Enhancing the shear-stress-transport turbulence model with symbolic regression: A generalizable and interpretable data-driven approach

Turbulence modeling within the Reynolds-averaged Navier-Stokes (RANS) equations' framework is essential in engineering due to its high efficiency. Field-inversion and machine-learning (FIML) techniques have attempted to improve RANS turbulence models' predictive capabilities for separated flows. However, FIML-generated models often lack interpretability, limiting physical understanding and manual improvements based on prior knowledge. Additionally, these models typically struggle with generalization in flow fields distinct from the training set. This study addresses these issues by employing symbolic regression (SR) to derive an analytical relationship between the correction factor of the baseline turbulence model and local flow variables, enhancing the baseline model's ability to predict separated flow across diverse test cases.
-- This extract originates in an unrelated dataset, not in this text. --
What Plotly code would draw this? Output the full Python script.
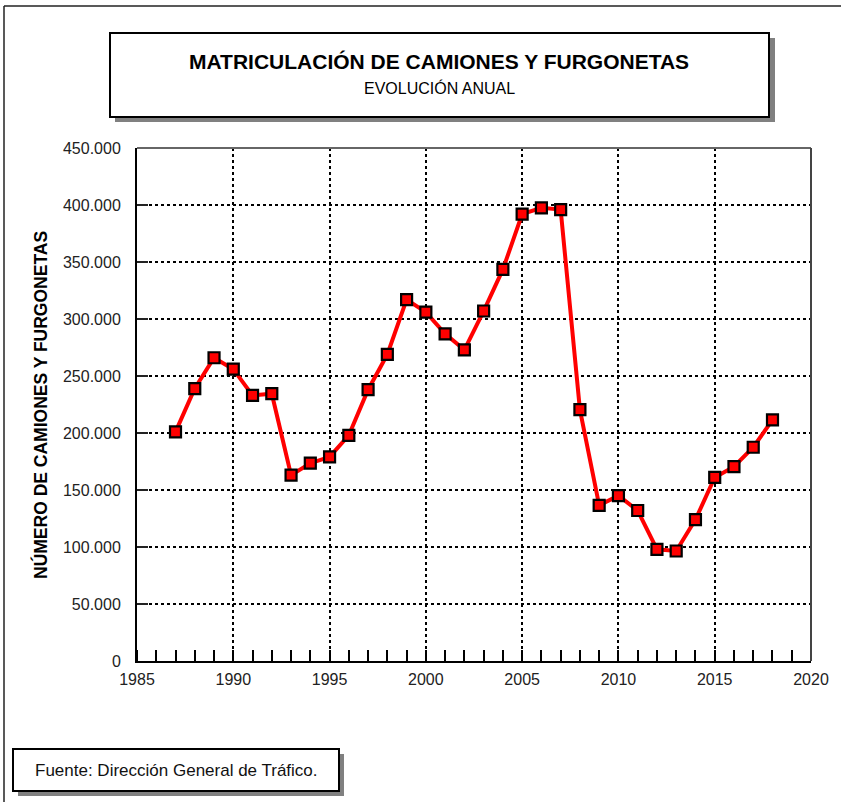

The shear-stress-transport (SST) model undergoes field inversion on a curved backward-facing step case to obtain the corrective factor field beta, and SR is used to derive a symbolic map between local flow features and beta. The SR-derived analytical function is integrated into the original SST model, resulting in the SST-SR model. The SST-SR model's generalization capabilities are demonstrated by its successful predictions of separated flow on various test cases, including 2D-bump cases with varying heights, periodic hill case where separation is dominated by geometric features, and the three-dimensional Ahmed-body case. In these tests, the model accurately predicts flow fields, showing its effectiveness in cases completely different from the training set. The Ahmed-body case, in particular, highlights the model's ability to predict the three-dimensional massively separated flows. When applied to a turbulent boundary layer with Re-L = 1.0 x 10(7), the SST-SR model predicts wall-friction coefficient and log layer comparably to the original SST model, maintaining the attached boundarylayer prediction performance.